The Country Is Ornamented By
Extensive Cultivation, And Numerous Villages.
We halted at 5 P.M.
having marched twenty-one miles.
The fertile soil of this country
is thoroughly melted by rain during the wet season, and in the
intense heat of the drought it becomes a mass of gaping crevices
many feet deep, that render hunting on horseback most dangerous.
Fortunately, as we halted, I observed a herd of tetel, and three
ostriches: the latter made off immediately, but I succeeded in
stalking the tetel, and shot two, right and left, one of which
escaped, but the other became the prize of my Tokrooris.
"March 29.--Started at 5.30 A.M. and reached the river Salaam at
8 A.M.; the total distance from our camp in Mek Nimmur's country
is thirty-five miles S.W. The Bahr Salaam is precisely similar in
character to the Settite, but smaller; it has scooped through the
rich lands a deep valley, like the latter river, and has
transported the fertile loam to the Atbara, to increase the rich
store of mud which that river delivers to the Nile. The Salaam is
about two hundred yards wide; it flows through perpendicular
cliffs that form walls of rock, in many places from eighty to a
hundred and fifty feet above its bed; the water is as clear as
crystal, and of excellent quality; even now, a strong though
contracted stream is running over the rounded pebbles that form
its bed, similar to that of the Settite. We descended a difficult
path, and continued along the dry portion of the river's bed up
the stream. While we were searching for a spot to encamp, I saw
a fine bull mehedehet (A. Redunca Ellipsiprymna) by the water
side; I stalked him carefully from behind a bed of high rushes,
and shot him across the river with the Fletcher rifle; he went
on, although crippled, but the left-hand barrel settled him by a
bullet through the neck. We camped on the bank of the river.

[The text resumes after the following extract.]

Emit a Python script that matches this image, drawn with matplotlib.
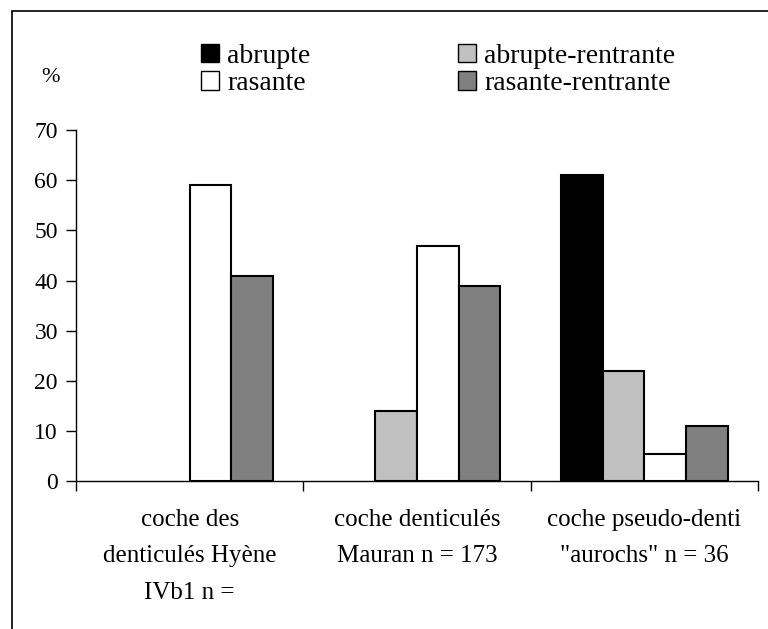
import matplotlib
matplotlib.use("Agg")
import matplotlib.pyplot as plt
from matplotlib.patches import Rectangle, Patch
import numpy as np

## Data

categories = ['coche des\ndenticulés Hyène\nIVb1 n =',
              'coche denticulés\nMauran n = 173',
              'coche pseudo-denti\n"aurochs" n = 36']
series = ['abrupte', 'abrupte-rentrante', 'rasante', 'rasante-rentrante']
abrupte = [0, 0, 61]
abrupte_rentrante = [0, 14, 22]
rasante = [59, 47, 5.5]
rasante_rentrante = [41, 39, 11]
colors = ['#000000', '#c0c0c0', '#ffffff', '#808080']

plt.rcParams['font.family'] = ['Liberation Serif', 'DejaVu Serif']

## Figure

fig = plt.figure(figsize=(7.68, 6.29), dpi=100)
ax = fig.add_axes([0.099, 0.235, 0.888, 0.558])

# outer frame
fig.patches.append(Rectangle((12/768, -0.1), 1.0, 1.1 - 11/629, transform=fig.transFigure,
                             fill=False, edgecolor='black', linewidth=1.2))

x = np.arange(len(categories))
w = 0.183
values = [abrupte, abrupte_rentrante, rasante, rasante_rentrante]
for i, (name, vals) in enumerate(zip(series, values)):
    bars = ax.bar(x + (i - 1.5) * w, vals, w, color=colors[i], edgecolor='black',
                  linewidth=1.5, label=name)
    # empty bars are not drawn in the original
    for b, v in zip(bars, vals):
        if v == 0:
            b.set_visible(False)

ax.set_xlim(-0.5, 2.5)
ax.set_ylim(0, 70)
ax.set_yticks(range(0, 71, 10))
ax.tick_params(axis='y', labelsize=17, length=7, width=1, pad=6)

ax.set_xticks([-0.5, 0.5, 1.5, 2.5])
ax.set_xticklabels([])
ax.tick_params(axis='x', which='major', direction='out', length=7, width=1)
ax.set_xticks(x, minor=True)
ax.set_xticklabels(categories, minor=True, fontsize=18)
for t in ax.get_xticklabels(minor=True):
    t.set_linespacing(1.85)
ax.tick_params(axis='x', which='minor', length=0, pad=20)

for s in ['top', 'right']:
    ax.spines[s].set_visible(False)
for s in ['left', 'bottom']:
    ax.spines[s].set_linewidth(1)

fig.text(50/768, 1 - 78/629, '%', fontsize=16, ha='center', va='center')

handles = [Patch(facecolor=colors[0], edgecolor='black'),
           Patch(facecolor=colors[2], edgecolor='black'),
           Patch(facecolor=colors[1], edgecolor='black'),
           Patch(facecolor=colors[3], edgecolor='black')]
labels = ['abrupte', 'rasante', 'abrupte-rentrante', 'rasante-rentrante']
fig.legend(handles, labels, ncol=2, loc='center left', bbox_to_anchor=(187/768, 1 - 70/629),
           frameon=False, fontsize=20, handlelength=0.65, handleheight=0.65,
           handletextpad=0.3, columnspacing=5.3, labelspacing=0.1, borderpad=0)

fig.savefig('out.png', dpi=100)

"March 30.--I went out to explore the country, and, steering due
east, I arrived at the river Angrab or Angarep, three miles from
the Salaam; from a high rock I could trace its course from the
mountain gorge to this spot, the stream flowing N.W. This noble
river or mountain torrent is about a hundred and fifty yards
wide, although the breadth varies according to the character of
the country through which it passes; in most places it rushes
through frightful precipices; sometimes it is walled within a
channel of only forty or fifty yards, and in such places the
cliffs, although at least a hundred feet perpendicular height,
bear the marks of floods that have actually overtopped the rocks,
and have torn away the earth, and left masses of bamboos and
withered reeds clinging to the branches of trees, which, growing
on still higher rocks, have dipped in the swollen torrent. I
followed the circuitous course of the river for some miles,
until, after a most fatiguing exploration among precipices and
deep ravines, I arrived at the junction of the Salaam river.